La responsabilità di chi 'racconta' una tragedia come quella di Genova

Quella di oggi, 15 agosto, è certamente una festa segnata dallo choc, dal dolore e dalla rabbia. La tragedia di Genova, che tutti noi abbiamo vissuto con emozione, incollati agli schermi della tv o del computer, offre però lo spunto anche per alcune considerazioni sul nostro lavoro.

La prima: l’eccezionale capacità di mobilitazione dei mezzi di informazione ‘mainstream’. Intendo quelli nazionali e più strutturati, ma anche quelli regionali e locali. Ciascuno di essi ha fatto la sua parte, con professionalità e tempismo, nonostante il periodo particolare dell’estate. E’ un segno evidente che proprio una ‘buona organizzazione’ è un valore aggiunto di ogni testata che impiega giornalisti veri, al di là di tante improvvisazioni e dell’estemporaneità che purtroppo caratterizzano una parte (rilevante) della comunicazione di oggi..

Seconda annotazione: la capacità indiscutibile della maggioranza dei giornalisti che sono stati impegnati nelle lunghe cronache di quel dramma di discernere tra ‘vero’ e ‘falso’, di mettere ordine nella babele di tweet e post, di selezionare i video e le immagini. Il giornalista è necessariamente un ‘discernitore’, è colui che vede, comprende e racconta la realtà. Anche quella realtà che oggi, in maniera sempre più massiccia, passa attraverso le reti sociali.

Questo mi porta ad una ulteriore, ultima considerazione: la tempesta di commenti fin dai minuti immediatamente successivi alla tragedia non ha ragione di essere, soprattutto quando a farli sono coloro che hanno responsabilità politiche e istituzionali. Mentre era in corso la conta delle vittime era già in atto un rimpallo delle colpe, una sorta di ‘campagna di convincimento’ a chi aveva ragione e chi torto. Una polemica sterile, in un'occasione che doveva essere invece di silenzio e di rispetto. Una propaganda inutile, in quei momenti.

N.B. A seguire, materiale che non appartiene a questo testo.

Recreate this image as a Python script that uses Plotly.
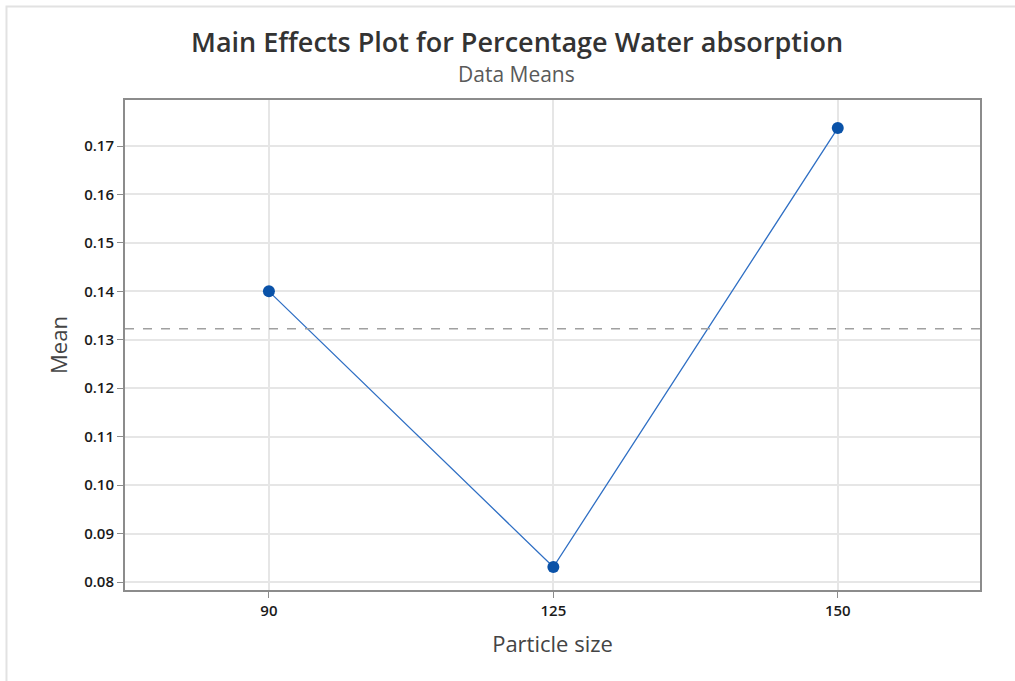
import plotly.graph_objects as go

# Main effect of particle size on percentage water absorption (data means)
particle_size = ["90", "125", "150"]
mean_absorption = [0.1400, 0.0831, 0.1737]
grand_mean = sum(mean_absorption) / len(mean_absorption)

y_ticks = [0.08, 0.09, 0.10, 0.11, 0.12, 0.13, 0.14, 0.15, 0.16, 0.17]
y_tick_text = ["0.08", "0.09", "0.10", "0.11", "0.12", "0.13", "0.14", "0.15", "0.16", "0.17"]

FONT = "Open Sans, Noto Sans, DejaVu Sans, sans-serif"

fig = go.Figure()

fig.add_trace(go.Scatter(
    x=particle_size,
    y=mean_absorption,
    mode="lines+markers",
    line=dict(color="#2f6fc4", width=1.3),
    marker=dict(color="#0a52a8", size=12),
    showlegend=False,
    hoverinfo="x+y",
))

# Overall mean reference line
fig.add_shape(
    type="line", xref="paper", yref="y",
    x0=0, x1=1, y0=grand_mean, y1=grand_mean,
    line=dict(color="#a0a0a0", width=1.5, dash="dash"),
    layer="above",
)

# Light outer frame around the graph window
fig.add_shape(
    type="rect", xref="paper", yref="paper",
    x0=-0.1386, x1=1.06, y0=-0.2, y1=1.1908,
    line=dict(color="#e2e2e2", width=2),
    fillcolor="rgba(0,0,0,0)",
    layer="below",
)

# Title and subtitle
fig.add_annotation(
    text="Main Effects Plot for Percentage Water absorption",
    xref="paper", yref="paper", x=0.458, y=1.1184,
    xanchor="center", yanchor="middle", showarrow=False,
    font=dict(family=FONT, size=27, color="#333333", weight=600),
)
fig.add_annotation(
    text="Data Means",
    xref="paper", yref="paper", x=0.458, y=1.053,
    xanchor="center", yanchor="middle", showarrow=False,
    font=dict(family=FONT, size=21, color="#5a5a5a"),
)

fig.update_layout(
    width=1015,
    height=681,
    margin=dict(l=125, r=35, t=100, b=91),
    paper_bgcolor="white",
    plot_bgcolor="white",
    font=dict(family=FONT, color="#333333"),
    xaxis=dict(
        type="category",
        range=[-0.506, 2.5],
        showgrid=True, gridcolor="#e6e6e6", gridwidth=1.5,
        showline=True, linecolor="#8c8c8c", linewidth=2, mirror=True,
        ticks="outside", ticklen=6, tickcolor="#8c8c8c",
        tickfont=dict(size=15, color="#1a1a1a", weight=600),
        title=dict(text="Particle size", font=dict(size=22, color="#444444"), standoff=18),
        zeroline=False,
    ),
    yaxis=dict(
        range=[0.07835, 0.1795],
        tickvals=y_ticks,
        ticktext=y_tick_text,
        showgrid=True, gridcolor="#e6e6e6", gridwidth=1.5,
        showline=True, linecolor="#8c8c8c", linewidth=2, mirror=True,
        ticks="outside", ticklen=6, tickcolor="#8c8c8c",
        tickfont=dict(size=15, color="#1a1a1a", weight=600),
        title=dict(text="Mean", font=dict(size=22, color="#444444"), standoff=10),
        zeroline=False,
    ),
)

fig.write_html("out.html")
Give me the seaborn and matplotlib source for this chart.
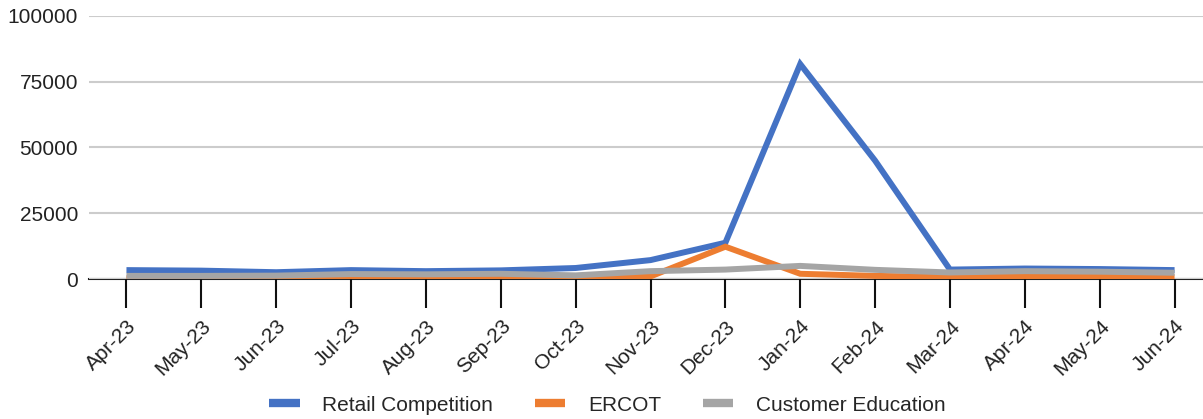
import matplotlib
matplotlib.use("Agg")
import matplotlib.pyplot as plt
import seaborn as sns
import pandas as pd
from matplotlib.lines import Line2D

months = ["Apr-23", "May-23", "Jun-23", "Jul-23", "Aug-23", "Sep-23", "Oct-23",
          "Nov-23", "Dec-23", "Jan-24", "Feb-24", "Mar-24", "Apr-24", "May-24", "Jun-24"]
retail_competition = [3400, 3200, 2600, 3400, 3000, 3300, 4200,
                      7200, 13800, 81700, 45000, 3600, 4000, 3800, 3400]
ercot = [300, 300, 200, 500, 400, 400, 300,
         1000, 12300, 2000, 1200, 800, 900, 800, 700]
customer_education = [1200, 1200, 1300, 1900, 1800, 2000, 1400,
                      3000, 3600, 5000, 3500, 2500, 3000, 2800, 2400]

series_names = ["Retail Competition", "ERCOT", "Customer Education"]
colors = ["#4472C4", "#ED7D31", "#A5A5A5"]

df = pd.DataFrame({
    "month": months * 3,
    "idx": list(range(len(months))) * 3,
    "value": retail_competition + ercot + customer_education,
    "series": sum([[n] * len(months) for n in series_names], []),
})

sns.set_theme(style="white")
plt.rcParams["font.family"] = ["Liberation Sans", "DejaVu Sans"]

fig = plt.figure(figsize=(12.03, 4.19), dpi=100)
ax = fig.add_axes([0.074, 0.334, 0.926, 0.628])

sns.lineplot(data=df, x="idx", y="value", hue="series", hue_order=series_names,
             palette=colors, linewidth=4.3, ax=ax, legend=False,
             solid_joinstyle="miter", solid_capstyle="butt")

ax.set_xlim(-0.5, 14.38)
ax.set_ylim(0, 100000)
ax.set_yticks([0, 25000, 50000, 75000, 100000])
ax.set_yticklabels(["0", "25000", "50000", "75000", "100000"], fontsize=15, color="#222222")
ax.tick_params(axis="y", left=False, length=0, pad=8)

ax.set_xticks(range(len(months)))
ax.set_xticklabels(months, rotation=45, ha="right", va="top",
                   rotation_mode="anchor", fontsize=15, color="#222222")
ax.tick_params(axis="x", bottom=True, length=21, width=1.5, color="#111111",
               pad=6, direction="out")

ax.grid(axis="y", color="#cccccc", linewidth=1.5)
ax.grid(axis="x", visible=False)
ax.set_axisbelow(True)
for side in ["top", "right", "left"]:
    ax.spines[side].set_visible(False)
ax.spines["bottom"].set_color("#222222")
ax.spines["bottom"].set_linewidth(1.5)
ax.spines["bottom"].set_zorder(0.5)
ax.set_xlabel("")
ax.set_ylabel("")

handles = [Line2D([0], [0], color=c, linewidth=6, solid_capstyle="butt") for c in colors]
fig.legend(handles, series_names, loc="center", bbox_to_anchor=(0.505, 0.033), ncol=3,
           frameon=False, fontsize=15, handlelength=1.45, handletextpad=1.1,
           columnspacing=2.0)

fig.savefig("out.png", dpi=100, facecolor="white")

Ci siamo mai chiesti allora cosa potrebbe accadere senza i giornalisti? Come potrebbe essere raccontata una tragedia così? Chi farebbe un’azione di selezione e mediazione? E chi vigilerebbe, nei limiti del possibile, sulla correttezza delle testimonianze e persino dei video e delle foto in circolazione, che sono taroccabili con sempre maggiore facilità?

Forse andremmo avanti, più di quanto già non accada oggi, con un ‘botta e risposta’ incessante, con un duello virtuale combattuto prevalentemente sui social. Ma che sarebbe molto distante da noi, dalla nostra vita, da quello che veramente vorremmo e che soprattutto ci servirebbe.